Today at the People Dancing International Conference, I will be sharing my current thinking about working with dancers with Parkinson’s. One of the main themes will be kinaesthetic empathy and mirror neurons. 

I would argue that empathy is my most valued skill and without it, I would not be able to effectively do my job as a dance artist. Empathy enables me to connect with others, understand what is needed in the moment, be flexible and responsive. Through kinaesthetic empathy I have been able to develop the skill to understand how to amend and adapt my approach physically by looking.
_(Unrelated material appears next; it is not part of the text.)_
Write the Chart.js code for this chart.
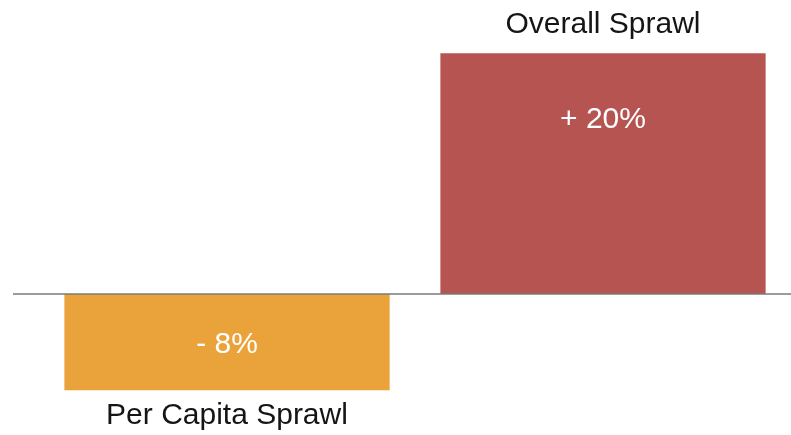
<!DOCTYPE html>
<html>
<head>
<meta charset="utf-8">
<script src="https://cdn.jsdelivr.net/npm/chart.js@4/dist/chart.umd.min.js"></script>
<style>
  body { margin: 0; background: #fff; }
  #wrap { width: 791px; height: 435px; }
</style>
</head>
<body>
<div id="wrap"><canvas id="sprawlChart" width="791" height="435"></canvas></div>
<script>
/* Data */
let categories = ["Per Capita Sprawl", "Overall Sprawl"];
let changes = [-8, 20];
let valueLabels = ["- 8%", "+ 20%"];
let barColors = ["#EAA23A", "#B55451"];

/* Labels + zero line */
const sprawlLabels = {
    id: "sprawlLabels",
    afterDatasetsDraw(chart) {
        const ctx = chart.ctx;
        const y = chart.scales.y;
        const zero = y.getPixelForValue(0);

        ctx.save();
        ctx.strokeStyle = "#7a7a7a";
        ctx.lineWidth = 1.5;
        ctx.beginPath();
        ctx.moveTo(13, zero);
        ctx.lineTo(chart.width, zero);
        ctx.stroke();

        ctx.textAlign = "center";
        ctx.textBaseline = "middle";
        chart.getDatasetMeta(0).data.forEach(function (bar, i) {
            let up = changes[i] >= 0;
            ctx.font = "30px 'Liberation Sans', Arial, sans-serif";
            ctx.fillStyle = "#ffffff";
            ctx.fillText(valueLabels[i], bar.x, up ? bar.y + 67 : zero + 51);
            ctx.fillStyle = "#151515";
            ctx.fillText(categories[i], bar.x, up ? bar.y - 28 : bar.y + 25);
        });
        ctx.restore();
    }
};

new Chart("sprawlChart", {
    type: "bar",
    data: {
        labels: categories,
        datasets: [{
            data: changes,
            backgroundColor: barColors,
            borderWidth: 0,
            barPercentage: 1,
            categoryPercentage: 0.865
        }]
    },
    options: {
        responsive: false,
        animation: false,
        layout: { padding: { top: 5, bottom: 5, left: 39, right: 0 } },
        plugins: {
            legend: { display: false },
            tooltip: { enabled: false }
        },
        scales: {
            x: { display: false },
            y: { display: false, min: -11.3, max: 24 }
        }
    },
    plugins: [sprawlLabels]
});
</script>
</body>
</html>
This has developed through years of leading dance, and in particular, working with people with movement disorders such as Parkinson’s, whose symptoms can be worn physically, like an imprinted language on the body.

This TED Ideas Blog by Jeremy Rifkin explains how empathy as a cultural tool for relationality can enable us to overturn an egocentric society in favour of community cohesion and acceptance.

Rifkin explains that humans are soft wired with the capacity to empathise through mirror neurons, enabling us to feel and understand things that are happening to others, just as though we were having the experience ourselves. This naturally occurring capability is not for aggression, or self interest, it’s there to enable us to make attachments, for companionship and sociability.

The drive to belong is an empathic drive
— Jeremy Rifkin

Empathy is an incredible supportive system if we connect with it effectively. Our ability to understand our own path and struggles, can lead us to relate to others – respecting their drive to survive and the precious fragility of life. On a smaller scale, in dance, our ability to understand human responses and vulnerability enable us to respond appropriately and supportively in the moment. Through compassion, we can show solidarity with the people we dance with by acknowledging our equality with them and adapting our approach to enable their contributions.